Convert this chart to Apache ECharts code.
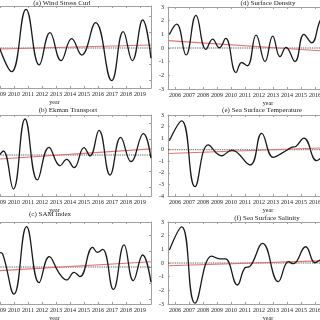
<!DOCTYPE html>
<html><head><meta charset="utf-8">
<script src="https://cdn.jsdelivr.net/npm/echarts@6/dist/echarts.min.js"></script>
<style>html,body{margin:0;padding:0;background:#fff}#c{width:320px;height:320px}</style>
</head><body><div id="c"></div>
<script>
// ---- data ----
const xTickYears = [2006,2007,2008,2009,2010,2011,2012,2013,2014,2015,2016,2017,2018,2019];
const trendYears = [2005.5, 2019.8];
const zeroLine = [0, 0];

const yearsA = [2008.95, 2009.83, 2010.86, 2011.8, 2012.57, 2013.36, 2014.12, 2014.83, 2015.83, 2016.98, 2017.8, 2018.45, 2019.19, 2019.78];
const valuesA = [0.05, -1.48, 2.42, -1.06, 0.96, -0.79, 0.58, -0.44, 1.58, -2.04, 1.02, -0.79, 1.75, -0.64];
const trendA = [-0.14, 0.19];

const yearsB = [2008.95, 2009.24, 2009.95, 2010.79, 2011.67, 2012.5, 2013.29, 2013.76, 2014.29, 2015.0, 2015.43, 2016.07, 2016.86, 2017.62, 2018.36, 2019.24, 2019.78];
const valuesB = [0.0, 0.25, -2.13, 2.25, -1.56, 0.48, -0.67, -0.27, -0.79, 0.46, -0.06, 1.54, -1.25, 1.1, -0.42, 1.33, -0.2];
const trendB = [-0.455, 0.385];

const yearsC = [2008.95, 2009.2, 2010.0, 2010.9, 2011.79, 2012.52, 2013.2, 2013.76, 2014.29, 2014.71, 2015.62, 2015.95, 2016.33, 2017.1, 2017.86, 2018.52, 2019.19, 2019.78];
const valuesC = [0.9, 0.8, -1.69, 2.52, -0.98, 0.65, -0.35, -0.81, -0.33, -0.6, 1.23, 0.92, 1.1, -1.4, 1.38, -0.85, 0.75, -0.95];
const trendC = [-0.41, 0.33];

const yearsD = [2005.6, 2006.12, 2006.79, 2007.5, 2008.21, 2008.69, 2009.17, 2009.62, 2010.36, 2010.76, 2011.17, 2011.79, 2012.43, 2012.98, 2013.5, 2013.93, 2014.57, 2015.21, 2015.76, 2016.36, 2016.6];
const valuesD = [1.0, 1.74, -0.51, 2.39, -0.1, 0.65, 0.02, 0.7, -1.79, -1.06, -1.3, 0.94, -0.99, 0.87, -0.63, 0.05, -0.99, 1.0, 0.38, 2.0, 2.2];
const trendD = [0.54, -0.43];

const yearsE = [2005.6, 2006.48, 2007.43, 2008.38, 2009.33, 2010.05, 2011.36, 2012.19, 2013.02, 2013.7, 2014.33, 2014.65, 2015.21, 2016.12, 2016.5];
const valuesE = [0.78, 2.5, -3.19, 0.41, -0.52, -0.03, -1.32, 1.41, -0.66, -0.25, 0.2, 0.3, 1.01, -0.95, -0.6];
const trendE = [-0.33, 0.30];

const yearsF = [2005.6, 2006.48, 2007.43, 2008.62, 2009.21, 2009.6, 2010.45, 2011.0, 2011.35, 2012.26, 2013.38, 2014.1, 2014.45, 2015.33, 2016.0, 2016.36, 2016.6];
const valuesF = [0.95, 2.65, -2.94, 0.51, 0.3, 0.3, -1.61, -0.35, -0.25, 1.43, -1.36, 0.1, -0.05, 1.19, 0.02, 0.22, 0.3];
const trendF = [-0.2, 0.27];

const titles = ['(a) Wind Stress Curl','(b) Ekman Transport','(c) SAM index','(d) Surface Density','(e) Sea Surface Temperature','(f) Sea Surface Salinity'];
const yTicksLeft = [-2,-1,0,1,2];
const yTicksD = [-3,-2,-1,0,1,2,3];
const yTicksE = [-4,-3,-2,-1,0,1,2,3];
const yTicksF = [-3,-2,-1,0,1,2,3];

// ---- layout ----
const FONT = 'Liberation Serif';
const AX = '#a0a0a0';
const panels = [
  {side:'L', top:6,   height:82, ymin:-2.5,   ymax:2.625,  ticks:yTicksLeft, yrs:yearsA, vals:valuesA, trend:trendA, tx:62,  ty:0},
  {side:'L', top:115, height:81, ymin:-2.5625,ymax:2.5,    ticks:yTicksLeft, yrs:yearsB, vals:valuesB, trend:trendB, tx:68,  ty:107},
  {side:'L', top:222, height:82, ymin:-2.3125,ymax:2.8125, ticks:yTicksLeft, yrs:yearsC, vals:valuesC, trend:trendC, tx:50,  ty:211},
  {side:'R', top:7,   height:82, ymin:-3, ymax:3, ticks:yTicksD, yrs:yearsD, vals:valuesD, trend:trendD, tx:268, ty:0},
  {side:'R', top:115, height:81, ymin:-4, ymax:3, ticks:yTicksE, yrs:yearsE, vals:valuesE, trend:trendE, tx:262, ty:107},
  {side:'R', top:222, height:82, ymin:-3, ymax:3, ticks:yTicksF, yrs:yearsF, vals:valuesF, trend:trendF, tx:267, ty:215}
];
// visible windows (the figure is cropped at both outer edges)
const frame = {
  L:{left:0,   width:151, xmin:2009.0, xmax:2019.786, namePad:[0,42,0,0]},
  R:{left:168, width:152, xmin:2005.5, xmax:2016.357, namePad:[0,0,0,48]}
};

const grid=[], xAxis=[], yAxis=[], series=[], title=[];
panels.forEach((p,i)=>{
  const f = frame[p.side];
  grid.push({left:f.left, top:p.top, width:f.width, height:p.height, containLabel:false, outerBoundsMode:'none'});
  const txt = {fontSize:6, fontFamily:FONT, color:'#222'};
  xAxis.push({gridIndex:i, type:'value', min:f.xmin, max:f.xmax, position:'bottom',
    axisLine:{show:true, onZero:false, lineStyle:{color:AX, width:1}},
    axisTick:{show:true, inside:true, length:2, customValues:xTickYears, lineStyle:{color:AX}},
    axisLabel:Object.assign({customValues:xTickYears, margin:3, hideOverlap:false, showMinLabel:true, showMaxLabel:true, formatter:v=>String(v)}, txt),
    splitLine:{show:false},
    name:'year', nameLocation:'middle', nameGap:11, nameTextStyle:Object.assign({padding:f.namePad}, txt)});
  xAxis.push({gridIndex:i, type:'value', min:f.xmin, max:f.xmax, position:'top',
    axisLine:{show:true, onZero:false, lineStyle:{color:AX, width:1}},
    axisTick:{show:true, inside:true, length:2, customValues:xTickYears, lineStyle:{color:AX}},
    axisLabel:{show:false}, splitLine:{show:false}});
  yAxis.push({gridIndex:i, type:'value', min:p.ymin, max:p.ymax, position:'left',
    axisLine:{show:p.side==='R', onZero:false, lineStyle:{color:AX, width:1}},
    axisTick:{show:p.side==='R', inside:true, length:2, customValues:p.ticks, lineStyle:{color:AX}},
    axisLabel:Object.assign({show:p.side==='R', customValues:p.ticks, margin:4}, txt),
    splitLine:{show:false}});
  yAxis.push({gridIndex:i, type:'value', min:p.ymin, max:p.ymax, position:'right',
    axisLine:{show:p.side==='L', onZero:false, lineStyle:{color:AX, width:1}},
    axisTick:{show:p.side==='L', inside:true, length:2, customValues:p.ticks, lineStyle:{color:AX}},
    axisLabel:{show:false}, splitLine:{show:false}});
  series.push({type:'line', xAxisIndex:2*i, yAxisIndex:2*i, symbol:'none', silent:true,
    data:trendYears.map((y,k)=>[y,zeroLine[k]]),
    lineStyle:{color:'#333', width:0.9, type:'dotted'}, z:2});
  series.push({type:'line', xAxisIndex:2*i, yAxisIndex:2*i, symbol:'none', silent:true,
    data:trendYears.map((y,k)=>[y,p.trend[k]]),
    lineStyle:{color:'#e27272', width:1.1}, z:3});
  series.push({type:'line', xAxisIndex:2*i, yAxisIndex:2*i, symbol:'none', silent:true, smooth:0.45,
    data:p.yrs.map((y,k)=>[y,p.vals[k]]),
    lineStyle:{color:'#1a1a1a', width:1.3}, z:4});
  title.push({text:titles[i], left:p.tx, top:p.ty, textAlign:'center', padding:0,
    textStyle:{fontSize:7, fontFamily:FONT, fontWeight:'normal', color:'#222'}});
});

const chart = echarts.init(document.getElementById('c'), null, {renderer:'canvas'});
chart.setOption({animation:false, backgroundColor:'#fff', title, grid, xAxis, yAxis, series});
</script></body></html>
- - - - -
> _WHAT IS NEEDED_: From the opening line of the listing above through the line bearing "const zeroLine = [0, 0];", repeat each line exactly. Drop every picture.

> _THE RESPONSE_:
Convert this chart to Apache ECharts code.
<!DOCTYPE html>
<html><head><meta charset="utf-8">
<script src="https://cdn.jsdelivr.net/npm/echarts@6/dist/echarts.min.js"></script>
<style>html,body{margin:0;padding:0;background:#fff}#c{width:320px;height:320px}</style>
</head><body><div id="c"></div>
<script>
// ---- data ----
const xTickYears = [2006,2007,2008,2009,2010,2011,2012,2013,2014,2015,2016,2017,2018,2019];
const trendYears = [2005.5, 2019.8];
const zeroLine = [0, 0];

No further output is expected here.